«Как! — говорила она, — я могла выжить здесь два года, целые два года — и не умерла! Я дышала этим воздухом, говорила с этими людьми, спала под крышей, покрытой мхом, ходила по непроходимым закоулкам! А Полина, моя бедная Полина, и до сих пор живет здесь. Она прекрасна, любезна, умна… Она могла бы блистать, как я, в мире роскоши и блеска!»
Как скоро городские часы пробили семь, она оделась наскоро, и пока лакеи ее проклинали гостиницу и неудобства путешествия с тем нетерпением и тщеславием, которые отличают лакеев знатных господ, она шла по узкой, извилистой улице, касаясь мостовой только носком башмака, как настоящая парижанка. Жители смотрели на нее с удивлением: для них всякая новая фигура была важным событием.
Дом Полины не отличался живописностью, хотя был очень стар. От эпохи, в которую он построен, в нем остались только сухость и неудобство расположения комнат; не было ни романического предания о нем, ни изящных или странных лепных украшений, не было даже вида романтического феодализма.

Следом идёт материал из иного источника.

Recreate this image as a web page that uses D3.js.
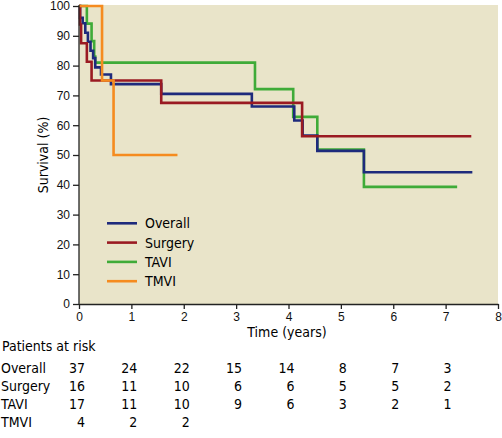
<!DOCTYPE html>
<meta charset="utf-8">
<title>Survival</title>
<style>

body {
  margin: 0;
  background: #fff;
}

svg {
  font-family: "Liberation Sans Narrow", "DejaVu Sans Condensed", "Arial Narrow", sans-serif;
}

.axis path,
.axis line {
  stroke: #222;
  stroke-width: 1.3px;
}

.axis text {
  font-size: 12px;
  fill: #111;
}

</style>
<body>
<script src="https://d3js.org/d3.v7.min.js"></script>
<script>

// step data: time (years) and survival (%) after each drop
var overallTime = [0, 0.02, 0.07, 0.12, 0.17, 0.22, 0.27, 0.31, 0.42, 0.61, 1.57, 3.30, 4.11, 4.27, 4.55, 5.44, 7.51];
var overallSurv = [100, 96, 94.2, 91, 88, 85, 82.5, 79.4, 77, 73.8, 70.5, 66.3, 61.6, 56.5, 51.4, 44.2, 44.2];

var surgeryTime = [0, 0.02, 0.04, 0.15, 0.24, 1.57, 4.26, 7.49];
var surgerySurv = [100, 93.8, 87.5, 81.3, 75, 67.5, 56.3, 56.3];

var taviTime = [0, 0.15, 0.24, 0.29, 0.31, 3.36, 4.09, 4.55, 5.44, 7.22];
var taviSurv = [100, 94.1, 88.2, 83, 81, 72.1, 62.8, 51.8, 39.3, 39.3];

var tmviTime = [0, 0.44, 0.66, 1.88];
var tmviSurv = [100, 75, 50, 50];

var groups = ["Overall", "Surgery", "TAVI", "TMVI"];
var colors = ["#1e2a7c", "#9a1a22", "#3fab38", "#f58b1f"];

var riskTimes = [0, 1, 2, 3, 4, 5, 6, 7];
var riskOverall = [37, 24, 22, 15, 14, 8, 7, 3];
var riskSurgery = [16, 11, 10, 6, 6, 5, 5, 2];
var riskTavi = [17, 11, 10, 9, 6, 3, 2, 1];
var riskTmvi = [4, 2, 2];

var xTicks = [0, 1, 2, 3, 4, 5, 6, 7, 8];
var yTicks = [0, 10, 20, 30, 40, 50, 60, 70, 80, 90, 100];

var margin = {top: 6, right: 4, left: 79},
    width = 502,
    height = 438,
    plotW = 498 - margin.left,
    plotH = 304 - margin.top;

var x = d3.scaleLinear().domain([0, 8]).range([0, plotW]);
var y = d3.scaleLinear().domain([0, 100]).range([plotH, 0]);

var svg = d3.select("body").append("svg")
    .attr("width", width)
    .attr("height", height);

var g = svg.append("g")
    .attr("transform", "translate(" + margin.left + "," + margin.top + ")");

g.append("rect")
    .attr("y", -1)
    .attr("width", plotW)
    .attr("height", plotH + 1)
    .attr("fill", "#e9e4c9");

var series = [
  {name: "TAVI", t: taviTime, s: taviSurv, c: colors[2]},
  {name: "Overall", t: overallTime, s: overallSurv, c: colors[0]},
  {name: "Surgery", t: surgeryTime, s: surgerySurv, c: colors[1]},
  {name: "TMVI", t: tmviTime, s: tmviSurv, c: colors[3]}
];

var line = d3.line()
    .x(function(d) { return x(d[0]); })
    .y(function(d) { return y(d[1]); })
    .curve(d3.curveStepAfter);

g.selectAll(".km")
    .data(series)
  .enter().append("path")
    .attr("class", "km")
    .attr("fill", "none")
    .attr("stroke", function(d) { return d.c; })
    .attr("stroke-width", 2.6)
    .attr("d", function(d) { return line(d3.zip(d.t, d.s)); });

var xAxis = d3.axisBottom(x).tickValues(xTicks).tickSize(5).tickSizeOuter(0).tickPadding(3);
var yAxis = d3.axisLeft(y).tickValues(yTicks).tickSize(6).tickSizeOuter(0).tickPadding(3);

g.append("g")
    .attr("class", "x axis")
    .attr("transform", "translate(0," + plotH + ")")
    .call(xAxis);

g.append("g")
    .attr("class", "y axis")
    .call(yAxis);

g.select(".y.axis .domain").attr("d", "M0," + (plotH) + "V-1");

svg.append("text")
    .attr("transform", "translate(48," + (margin.top + plotH / 2) + ") rotate(-90)")
    .attr("text-anchor", "middle")
    .style("font-size", "14px")
    .text("Survival (%)");

svg.append("text")
    .attr("x", 287)
    .attr("y", 337)
    .attr("text-anchor", "middle")
    .style("font-size", "14px")
    .text("Time (years)");

// legend
var legend = g.selectAll(".legend")
    .data(groups)
  .enter().append("g")
    .attr("class", "legend")
    .attr("transform", function(d, i) { return "translate(28," + (223.3 + i * 19.3 - margin.top) + ")"; });

legend.append("line")
    .attr("x1", 0)
    .attr("x2", 30)
    .attr("stroke", function(d, i) { return colors[i]; })
    .attr("stroke-width", 2.6);

legend.append("text")
    .attr("x", 38)
    .attr("y", 5)
    .style("font-size", "14px")
    .text(function(d) { return d; });

// patients at risk table
svg.append("text")
    .attr("x", 2)
    .attr("y", 351)
    .style("font-size", "14px")
    .text("Patients at risk");

var riskRows = [riskOverall, riskSurgery, riskTavi, riskTmvi];

var rows = svg.selectAll(".risk")
    .data(riskRows)
  .enter().append("g")
    .attr("class", "risk")
    .attr("transform", function(d, i) { return "translate(0," + (372.5 + i * 18.2) + ")"; })
    .style("font-size", "14px");

rows.append("text")
    .attr("x", 1)
    .text(function(d, i) { return groups[i]; });

rows.selectAll(".n")
    .data(function(d) { return d; })
  .enter().append("text")
    .attr("class", "n")
    .attr("text-anchor", "end")
    .attr("x", function(d, i) { return margin.left + x(riskTimes[i]) + 6; })
    .text(function(d) { return d; });

</script>
</body>
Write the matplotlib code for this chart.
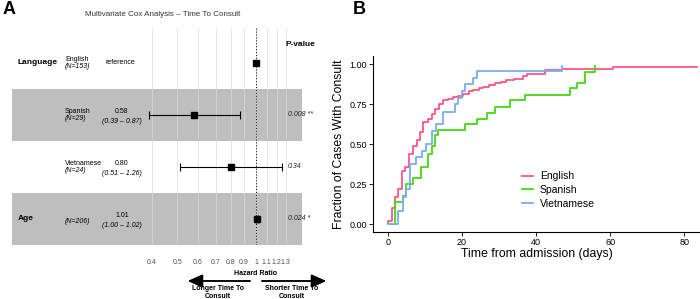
import matplotlib
matplotlib.use("Agg")
import matplotlib.pyplot as plt
import matplotlib.transforms as mtransforms
import numpy as np

plt.rcParams["font.family"] = ["Liberation Sans", "DejaVu Sans"]

# ── Panel A data: multivariate Cox model ─────────────────────────────────────
row_groups = ["Language", "", "", "Age"]
row_levels = ["English", "Spanish", "Vietnamese", ""]
row_n = ["(N=153)", "(N=29)", "(N=24)", "(N=206)"]
hr = [1.00, 0.58, 0.80, 1.01]
ci_low = [np.nan, 0.39, 0.51, 1.00]
ci_high = [np.nan, 0.87, 1.26, 1.02]
hr_text = ["reference", "0.58", "0.80", "1.01"]
ci_text = ["", "(0.39 – 0.87)", "(0.51 – 1.26)", "(1.00 – 1.02)"]
p_text = ["", "0.008 **", "0.34", "0.024 *"]
hr_ticks = [0.4, 0.5, 0.6, 0.7, 0.8, 0.9, 1, 1.1, 1.2, 1.3]

# ── Panel B data: cumulative fraction with consult ───────────────────────────
eng_t = [0, 0, 1.0, 1.9, 2.8, 3.7, 4.6, 5.7, 6.8, 7.8, 8.7, 9.6, 10.9, 11.9,
         12.8, 13.9, 15.0, 16.3, 17.5, 19.0, 20.4, 21.8, 23.1, 24.5, 25.8,
         27.4, 28.9, 30.5, 32.0, 33.9, 36.5, 37.5, 42.4, 46.9, 60.8, 83.3]
eng_f = [0, 0.02, 0.098, 0.17, 0.22, 0.33, 0.36, 0.44, 0.49, 0.525, 0.577,
         0.64, 0.66, 0.69, 0.72, 0.754, 0.775, 0.785, 0.795, 0.80, 0.817, 0.83,
         0.84, 0.85, 0.86, 0.87, 0.88, 0.89, 0.90, 0.91, 0.925, 0.9375, 0.9625,
         0.973, 0.983, 0.983]
spa_t = [0, 2.0, 4.0, 4.9, 6.9, 9.0, 10.9, 11.9, 12.7, 13.6, 20.8, 24.0, 26.7,
         28.9, 32.9, 37.0, 49.1, 50.9, 53.2, 56.0, 56.0]
spa_f = [0, 0.14, 0.175, 0.25, 0.285, 0.36, 0.44, 0.49, 0.556, 0.587, 0.625,
         0.66, 0.695, 0.735, 0.775, 0.806, 0.85, 0.883, 0.95, 0.95, 0.99]
vie_t = [0, 2.8, 4.1, 5.0, 5.9, 7.7, 9.1, 10.4, 11.8, 13.0, 15.0, 18.1, 19.0,
         19.9, 20.8, 23.1, 24.0, 46.9, 46.9]
vie_f = [0, 0.083, 0.167, 0.22, 0.375, 0.42, 0.46, 0.50, 0.58, 0.625, 0.70,
         0.75, 0.79, 0.83, 0.875, 0.917, 0.958, 0.958, 0.99]
series_names = ["English", "Spanish", "Vietnamese"]
series_colors = ["#FF5585", "#44D813", "#7AADF0"]

W, H = 700, 299
fig = plt.figure(figsize=(W / 100, H / 100), dpi=100)


def fx(px):
    return px / W


def fy(py):
    return 1 - py / H


# ── Panel A ──────────────────────────────────────────────────────────────────
axA = fig.add_axes([fx(12), fy(245), fx(290), 217 / H])
axA.set_xscale("log")
axA.set_xlim(0.1165, 1.50)
axA.set_ylim(3.5, -0.673)
for s in axA.spines.values():
    s.set_visible(False)
axA.set_yticks([])
axA.set_xticks(hr_ticks)
axA.set_xticks([], minor=True)
axA.set_xticklabels([f"{t:g}" for t in hr_ticks], fontsize=5, color="#4D4D4D")
axA.tick_params(axis="x", length=0, pad=10)
axA.set_xlabel("Hazard Ratio", fontsize=5, fontweight="bold")
axA.xaxis.set_label_coords(fx(256 - 12) / fx(290), -0.115)
axA.grid(axis="x", color="#DADADA", lw=0.5)
axA.set_axisbelow("line")

for i in range(len(hr)):
    if i % 2 == 1:
        axA.axhspan(i - 0.5, i + 0.5, color="#BEBEBE", lw=0, zorder=1)

axA.axvline(1, color="black", ls=(0, (1, 2)), lw=0.7, zorder=2)
rows = np.arange(len(hr))
lo = np.array(ci_low)
hi = np.array(ci_high)
has_ci = ~np.isnan(lo)
axA.errorbar(np.array(hr)[has_ci], rows[has_ci],
             xerr=[np.array(hr)[has_ci] - lo[has_ci], hi[has_ci] - np.array(hr)[has_ci]],
             fmt="none", ecolor="black", elinewidth=0.8, capsize=3, capthick=0.8,
             zorder=3)
axA.plot(hr, rows, "s", color="black", ms=5, zorder=4)

tr = mtransforms.blended_transform_factory(fig.transFigure, axA.transData)
for i in range(len(hr)):
    if row_groups[i]:
        fig.text(fx(18), i, row_groups[i], transform=tr, fontsize=6,
                 fontweight="bold", va="center", ha="left")
    if row_levels[i]:
        fig.text(fx(65), i - 0.07, row_levels[i], transform=tr, fontsize=5,
                 va="center", ha="left")
        fig.text(fx(65), i + 0.07, row_n[i], transform=tr, fontsize=5,
                 style="italic", va="center", ha="left")
    else:
        fig.text(fx(65), i + 0.05, row_n[i], transform=tr, fontsize=5,
                 style="italic", va="center", ha="left")
    if ci_text[i]:
        fig.text(fx(122), i - 0.06, hr_text[i], transform=tr, fontsize=5,
                 va="center", ha="center")
        fig.text(fx(122), i + 0.13, ci_text[i], transform=tr, fontsize=5,
                 style="italic", va="center", ha="center")
    else:
        fig.text(fx(105), i, hr_text[i], transform=tr, fontsize=5,
                 va="center", ha="left")
    if p_text[i]:
        fig.text(fx(288), i, p_text[i], transform=tr, fontsize=5,
                 style="italic", va="center", ha="left", color="#222222")

fig.text(fx(286), fy(45), "P-value", fontsize=6, fontweight="bold",
         va="center", ha="left")
fig.text(fx(163), fy(15), "Multivariate Cox Analysis – Time To Consult",
         fontsize=5.8, ha="center", va="center", color="#333333")
fig.text(fx(3), fy(10), "A", fontsize=13, fontweight="bold", va="center")

arrow_kw = dict(arrowstyle="-|>,head_length=0.9,head_width=0.4",
                color="black", lw=1.1, shrinkA=0, shrinkB=0)
fig.add_artist(plt.annotate("", xy=(fx(188), fy(281)), xytext=(fx(250), fy(281)),
                            xycoords="figure fraction", arrowprops=arrow_kw))
fig.add_artist(plt.annotate("", xy=(fx(326), fy(281)), xytext=(fx(262), fy(281)),
                            xycoords="figure fraction", arrowprops=arrow_kw))
fig.text(fx(218), fy(292.5), "Longer Time To\nConsult", fontsize=5,
         fontweight="bold", ha="center", va="center", linespacing=1.1)
fig.text(fx(292), fy(292.5), "Shorter Time To\nConsult", fontsize=5,
         fontweight="bold", ha="center", va="center", linespacing=1.1)

# ── Panel B ──────────────────────────────────────────────────────────────────
axB = fig.add_axes([fx(373), fy(232), fx(327), 175.7 / H])
for t, f, name, col in zip([eng_t, spa_t, vie_t], [eng_f, spa_f, vie_f],
                           series_names, series_colors):
    axB.step(t, f, where="post", color=col, lw=1.3, label=name)
axB.set_xlim(-4.0, 84.2)
axB.set_ylim(-0.05, 1.05)
axB.set_xticks([0, 20, 40, 60, 80])
axB.set_yticks([0, 0.25, 0.5, 0.75, 1.0])
axB.set_yticklabels(["0.00", "0.25", "0.50", "0.75", "1.00"])
axB.tick_params(labelsize=6.5, length=2.75, width=0.6, pad=1.5)
axB.spines["top"].set_visible(False)
axB.spines["right"].set_visible(False)
for s in ["left", "bottom"]:
    axB.spines[s].set_linewidth(0.8)
axB.set_xlabel("Time from admission (days)", fontsize=8.8, labelpad=1)
axB.set_ylabel("Fraction of Cases With Consult", fontsize=8.8, labelpad=3)
axB.legend(loc="center left", bbox_to_anchor=(fx(522), fy(190)),
           bbox_transform=fig.transFigure, frameon=False, fontsize=7.5,
           handlelength=1.1, handletextpad=0.6, labelspacing=0.35,
           borderpad=0, borderaxespad=0)
fig.text(fx(353), fy(10), "B", fontsize=13, fontweight="bold", va="center")

fig.savefig("out.png", dpi=100)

Все в нем мрачно и печально, от медной фигуры, помещенной на ручке калитки, до фигуры старой служанки, безобразной и сморщенной, которая отперла дверь, осмотрела непочтительно гостью с ног до головы и повернулась к ней спиной, сказав очень сухо: дома!
Путешественница радовалась и страдала, входя вверх по винтовой лестнице; замасленная веревка служила вместо перил. Этот дом напоминал ей лучшие годы ее жизни, прекраснейшие события ее юности; но сравнивая свидетелей своего прошедшего с роскошью нынешней жизни, она не могла не жалеть о Полине, которая осуждена была на забвение, как зеленый мох, покрывавший сырые стены.
Она вошла тихо и отворила дверь без стука. Не было перемены в первой комнате, которая получила от хозяев титул гостиной. Пол из красного кирпича, тщательно вымытый; мрачные стены, старательно вытертые; зеркало в дубовой рамке, некогда вызолоченной; тяжёлая мебель, украшенная шитьем какой-то прабабушки; и две или три благочестивые картины, завещанные дядей, бывшим городским пастором, — всё оставалось на прежнем месте, и в том же неизменном виде старости, как было за десять лет пред этим, а за эти десять лет путешественница прожила века! Все, что она видела, поражало ее, как сон.
Обширная и низкая зала представляла глазу довольно приятную, хотя и мрачную картину. В ее перспективе было что-то похожее на строгость и размышление, подобно картинам Рембрандта, в коих различаешь только, во мраке, старую фигуру философа или алхимика, мрачную и жесткую, как стены, печальную и болезненную, как искусно уловленный луч, которым она освещена. Небольшое окно со свинцовыми задвижками, украшенное горшками базилика и герани, одно освещало большую комнату. В окне рисовалась прелестная фигура; казалось, она была тут для украшения картины своей собственной красотой. То была Полина.
Она очень переменилась. Не видя ее лица, путешественница долго сомневалась, точно ли это она? В ее время Полина была ниже целой головой; теперь она стала выше и так тонка, что, казалось, переломится при малейшем движении. На ней было платье темного цвета, с белой манишкой, складки которой были сложены с особенным старанием. Прекрасные каштановые волосы были приглажены на висках со смешною тщательностью. Она обрубала кусок батиста крошечной иголкой. Во Франции жизнь большей части женщин проходит в этом торжественном занятии.
Подвинувшись вперед, путешественница могла, при свете окна, различить линии восхитительного профиля Полины: ее правильные и спокойные черты; ее большие глаза, подернутые туманом; ее чистый лоб, более открытый, чем возвышенный; ее прелестный рот, по-видимому, не сотворенный для улыбки. Она всё еще была удивительно прекрасна, но лицо ее было покрыто какой-то болезненной бледностью. В первую минуту прежняя подруга ее готова была сожалеть о ней; но, восхищаясь глубоким спокойствием ее задумчивого лица, поникшего над работой, она почувствовала к ней не жалость, а уважение. Она остановилась и смотрела на нее молча, не двигаясь с места. Но Полина почувствовала ее присутствие по инстинктивному движению сердца, вдруг обратилась к ней и пристально посмотрела на нее, не говоря ни слова и не изменяясь в лице.
— Полина! Ты не узнаешь меня? — вскричала гостья. — Ты забыла лицо Лоренции!
Полина вскрикнула, встала и упала опять в кресло. Лоренция бросилась к ней в объятия, и обе плакали.
— Так ты меня не узнала? — сказала наконец Лоренция.